— Begin Collected material —

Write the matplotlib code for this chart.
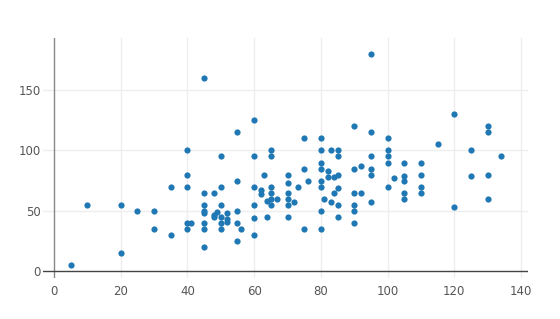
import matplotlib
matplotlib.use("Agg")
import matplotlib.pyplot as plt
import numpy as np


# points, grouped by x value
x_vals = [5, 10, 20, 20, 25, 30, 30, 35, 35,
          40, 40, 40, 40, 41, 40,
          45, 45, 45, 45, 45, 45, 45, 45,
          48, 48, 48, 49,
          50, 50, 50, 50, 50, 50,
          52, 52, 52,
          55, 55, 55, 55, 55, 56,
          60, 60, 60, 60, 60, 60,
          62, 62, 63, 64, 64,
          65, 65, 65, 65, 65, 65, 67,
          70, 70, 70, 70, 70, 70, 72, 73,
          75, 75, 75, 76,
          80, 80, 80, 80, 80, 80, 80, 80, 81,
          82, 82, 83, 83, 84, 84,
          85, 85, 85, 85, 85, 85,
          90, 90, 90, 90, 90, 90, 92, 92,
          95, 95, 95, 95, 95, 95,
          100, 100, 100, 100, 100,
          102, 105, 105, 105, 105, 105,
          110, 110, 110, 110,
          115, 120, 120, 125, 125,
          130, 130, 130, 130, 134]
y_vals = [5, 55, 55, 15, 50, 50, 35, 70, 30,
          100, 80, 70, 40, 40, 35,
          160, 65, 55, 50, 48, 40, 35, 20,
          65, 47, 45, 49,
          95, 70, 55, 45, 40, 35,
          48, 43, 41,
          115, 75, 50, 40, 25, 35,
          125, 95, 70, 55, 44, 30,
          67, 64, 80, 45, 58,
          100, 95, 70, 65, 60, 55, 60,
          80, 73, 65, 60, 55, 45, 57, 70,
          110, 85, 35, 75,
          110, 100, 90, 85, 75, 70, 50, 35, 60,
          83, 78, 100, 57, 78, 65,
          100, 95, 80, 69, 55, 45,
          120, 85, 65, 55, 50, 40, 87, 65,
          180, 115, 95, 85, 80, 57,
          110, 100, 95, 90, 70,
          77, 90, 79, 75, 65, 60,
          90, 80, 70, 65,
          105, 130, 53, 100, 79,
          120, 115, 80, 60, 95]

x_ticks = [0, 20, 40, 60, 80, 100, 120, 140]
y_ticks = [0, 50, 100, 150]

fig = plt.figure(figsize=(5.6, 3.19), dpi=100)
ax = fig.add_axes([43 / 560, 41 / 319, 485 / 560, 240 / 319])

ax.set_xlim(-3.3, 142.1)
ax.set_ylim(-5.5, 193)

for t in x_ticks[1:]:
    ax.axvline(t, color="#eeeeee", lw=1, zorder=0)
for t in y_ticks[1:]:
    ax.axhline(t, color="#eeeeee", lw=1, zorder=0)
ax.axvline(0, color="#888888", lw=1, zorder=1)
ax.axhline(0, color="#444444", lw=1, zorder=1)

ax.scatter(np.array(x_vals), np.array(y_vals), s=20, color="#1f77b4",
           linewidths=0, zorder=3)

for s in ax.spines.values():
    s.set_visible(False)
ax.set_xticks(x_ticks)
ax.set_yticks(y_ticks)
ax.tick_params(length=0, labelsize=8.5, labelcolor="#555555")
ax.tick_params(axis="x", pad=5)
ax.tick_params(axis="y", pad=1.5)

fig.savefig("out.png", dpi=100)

— End Collected material —

• [Exercise details] Print, exactly as written, the lines above from the first one to the one containing "import numpy as np". Leave out pictures.

• [Written response]
Write the matplotlib code for this chart.
import matplotlib
matplotlib.use("Agg")
import matplotlib.pyplot as plt
import numpy as np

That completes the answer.